_What the task requires_. Reproduce the listing exactly, with no pictures in your copy.

-.-.-

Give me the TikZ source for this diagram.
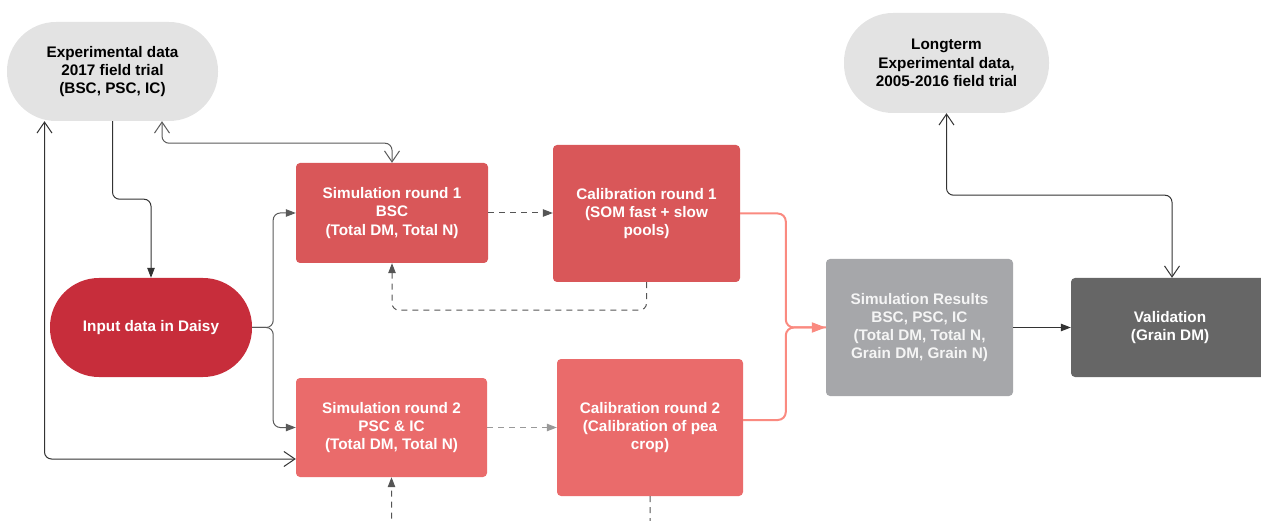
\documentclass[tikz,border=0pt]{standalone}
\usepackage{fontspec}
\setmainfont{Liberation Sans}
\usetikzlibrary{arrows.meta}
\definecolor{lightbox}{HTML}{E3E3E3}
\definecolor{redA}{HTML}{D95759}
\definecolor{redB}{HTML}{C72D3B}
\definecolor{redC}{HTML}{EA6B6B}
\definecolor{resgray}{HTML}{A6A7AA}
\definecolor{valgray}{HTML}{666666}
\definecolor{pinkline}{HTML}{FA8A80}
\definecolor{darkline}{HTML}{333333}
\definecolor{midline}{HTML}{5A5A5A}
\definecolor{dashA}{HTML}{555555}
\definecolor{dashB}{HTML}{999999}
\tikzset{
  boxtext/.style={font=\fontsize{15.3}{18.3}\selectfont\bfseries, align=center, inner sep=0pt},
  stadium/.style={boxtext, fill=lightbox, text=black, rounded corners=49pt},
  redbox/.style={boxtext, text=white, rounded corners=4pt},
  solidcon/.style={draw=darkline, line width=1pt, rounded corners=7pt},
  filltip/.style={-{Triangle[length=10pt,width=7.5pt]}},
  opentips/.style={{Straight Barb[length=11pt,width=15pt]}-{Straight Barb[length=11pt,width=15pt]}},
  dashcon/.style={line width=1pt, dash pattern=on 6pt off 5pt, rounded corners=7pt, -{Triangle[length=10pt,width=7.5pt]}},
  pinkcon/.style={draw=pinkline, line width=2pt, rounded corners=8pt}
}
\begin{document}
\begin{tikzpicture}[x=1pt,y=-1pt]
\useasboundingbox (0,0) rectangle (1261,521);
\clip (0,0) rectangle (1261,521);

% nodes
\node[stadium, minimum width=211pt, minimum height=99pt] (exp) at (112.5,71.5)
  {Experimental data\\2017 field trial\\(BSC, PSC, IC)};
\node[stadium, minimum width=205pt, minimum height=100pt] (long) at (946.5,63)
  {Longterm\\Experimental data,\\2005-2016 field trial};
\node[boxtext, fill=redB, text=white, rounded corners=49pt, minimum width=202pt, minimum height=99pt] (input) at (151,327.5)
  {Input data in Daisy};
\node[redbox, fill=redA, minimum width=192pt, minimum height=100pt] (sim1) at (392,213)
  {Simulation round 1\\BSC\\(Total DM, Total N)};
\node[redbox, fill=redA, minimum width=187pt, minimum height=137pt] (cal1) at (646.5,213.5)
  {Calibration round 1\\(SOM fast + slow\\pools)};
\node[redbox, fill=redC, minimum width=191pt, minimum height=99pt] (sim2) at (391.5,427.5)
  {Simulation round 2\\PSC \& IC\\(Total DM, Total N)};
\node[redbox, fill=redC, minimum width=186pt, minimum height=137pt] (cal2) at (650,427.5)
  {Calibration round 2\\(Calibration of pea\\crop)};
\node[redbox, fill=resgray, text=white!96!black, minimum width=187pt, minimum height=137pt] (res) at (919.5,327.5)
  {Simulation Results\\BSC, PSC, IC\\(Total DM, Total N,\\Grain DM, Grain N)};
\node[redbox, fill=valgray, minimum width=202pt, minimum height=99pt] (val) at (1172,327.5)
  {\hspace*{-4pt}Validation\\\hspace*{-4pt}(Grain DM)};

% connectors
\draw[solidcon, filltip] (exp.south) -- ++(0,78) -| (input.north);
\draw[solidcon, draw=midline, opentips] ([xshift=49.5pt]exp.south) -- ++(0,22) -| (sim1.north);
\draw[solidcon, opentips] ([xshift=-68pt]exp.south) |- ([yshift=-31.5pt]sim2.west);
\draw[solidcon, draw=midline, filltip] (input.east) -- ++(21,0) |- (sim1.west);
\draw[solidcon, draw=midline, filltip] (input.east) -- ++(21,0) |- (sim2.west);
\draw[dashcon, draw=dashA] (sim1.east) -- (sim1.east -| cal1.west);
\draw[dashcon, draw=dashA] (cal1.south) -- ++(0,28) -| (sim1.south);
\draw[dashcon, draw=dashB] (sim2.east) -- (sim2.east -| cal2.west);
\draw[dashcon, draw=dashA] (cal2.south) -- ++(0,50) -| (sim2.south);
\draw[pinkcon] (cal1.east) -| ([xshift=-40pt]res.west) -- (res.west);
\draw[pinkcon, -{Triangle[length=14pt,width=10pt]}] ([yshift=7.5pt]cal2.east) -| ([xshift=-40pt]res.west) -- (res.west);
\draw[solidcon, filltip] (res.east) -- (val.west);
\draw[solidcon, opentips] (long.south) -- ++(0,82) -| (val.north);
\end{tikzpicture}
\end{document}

-.-.-

_Correct response_.
Give me the TikZ source for this diagram.
\documentclass[tikz,border=0pt]{standalone}
\usepackage{fontspec}
\setmainfont{Liberation Sans}
\usetikzlibrary{arrows.meta}
\definecolor{lightbox}{HTML}{E3E3E3}
\definecolor{redA}{HTML}{D95759}
\definecolor{redB}{HTML}{C72D3B}
\definecolor{redC}{HTML}{EA6B6B}
\definecolor{resgray}{HTML}{A6A7AA}
\definecolor{valgray}{HTML}{666666}
\definecolor{pinkline}{HTML}{FA8A80}
\definecolor{darkline}{HTML}{333333}
\definecolor{midline}{HTML}{5A5A5A}
\definecolor{dashA}{HTML}{555555}
\definecolor{dashB}{HTML}{999999}
\tikzset{
  boxtext/.style={font=\fontsize{15.3}{18.3}\selectfont\bfseries, align=center, inner sep=0pt},
  stadium/.style={boxtext, fill=lightbox, text=black, rounded corners=49pt},
  redbox/.style={boxtext, text=white, rounded corners=4pt},
  solidcon/.style={draw=darkline, line width=1pt, rounded corners=7pt},
  filltip/.style={-{Triangle[length=10pt,width=7.5pt]}},
  opentips/.style={{Straight Barb[length=11pt,width=15pt]}-{Straight Barb[length=11pt,width=15pt]}},
  dashcon/.style={line width=1pt, dash pattern=on 6pt off 5pt, rounded corners=7pt, -{Triangle[length=10pt,width=7.5pt]}},
  pinkcon/.style={draw=pinkline, line width=2pt, rounded corners=8pt}
}
\begin{document}
\begin{tikzpicture}[x=1pt,y=-1pt]
\useasboundingbox (0,0) rectangle (1261,521);
\clip (0,0) rectangle (1261,521);

% nodes
\node[stadium, minimum width=211pt, minimum height=99pt] (exp) at (112.5,71.5)
  {Experimental data\\2017 field trial\\(BSC, PSC, IC)};
\node[stadium, minimum width=205pt, minimum height=100pt] (long) at (946.5,63)
  {Longterm\\Experimental data,\\2005-2016 field trial};
\node[boxtext, fill=redB, text=white, rounded corners=49pt, minimum width=202pt, minimum height=99pt] (input) at (151,327.5)
  {Input data in Daisy};
\node[redbox, fill=redA, minimum width=192pt, minimum height=100pt] (sim1) at (392,213)
  {Simulation round 1\\BSC\\(Total DM, Total N)};
\node[redbox, fill=redA, minimum width=187pt, minimum height=137pt] (cal1) at (646.5,213.5)
  {Calibration round 1\\(SOM fast + slow\\pools)};
\node[redbox, fill=redC, minimum width=191pt, minimum height=99pt] (sim2) at (391.5,427.5)
  {Simulation round 2\\PSC \& IC\\(Total DM, Total N)};
\node[redbox, fill=redC, minimum width=186pt, minimum height=137pt] (cal2) at (650,427.5)
  {Calibration round 2\\(Calibration of pea\\crop)};
\node[redbox, fill=resgray, text=white!96!black, minimum width=187pt, minimum height=137pt] (res) at (919.5,327.5)
  {Simulation Results\\BSC, PSC, IC\\(Total DM, Total N,\\Grain DM, Grain N)};
\node[redbox, fill=valgray, minimum width=202pt, minimum height=99pt] (val) at (1172,327.5)
  {\hspace*{-4pt}Validation\\\hspace*{-4pt}(Grain DM)};

% connectors
\draw[solidcon, filltip] (exp.south) -- ++(0,78) -| (input.north);
\draw[solidcon, draw=midline, opentips] ([xshift=49.5pt]exp.south) -- ++(0,22) -| (sim1.north);
\draw[solidcon, opentips] ([xshift=-68pt]exp.south) |- ([yshift=-31.5pt]sim2.west);
\draw[solidcon, draw=midline, filltip] (input.east) -- ++(21,0) |- (sim1.west);
\draw[solidcon, draw=midline, filltip] (input.east) -- ++(21,0) |- (sim2.west);
\draw[dashcon, draw=dashA] (sim1.east) -- (sim1.east -| cal1.west);
\draw[dashcon, draw=dashA] (cal1.south) -- ++(0,28) -| (sim1.south);
\draw[dashcon, draw=dashB] (sim2.east) -- (sim2.east -| cal2.west);
\draw[dashcon, draw=dashA] (cal2.south) -- ++(0,50) -| (sim2.south);
\draw[pinkcon] (cal1.east) -| ([xshift=-40pt]res.west) -- (res.west);
\draw[pinkcon, -{Triangle[length=14pt,width=10pt]}] ([yshift=7.5pt]cal2.east) -| ([xshift=-40pt]res.west) -- (res.west);
\draw[solidcon, filltip] (res.east) -- (val.west);
\draw[solidcon, opentips] (long.south) -- ++(0,82) -| (val.north);
\end{tikzpicture}
\end{document}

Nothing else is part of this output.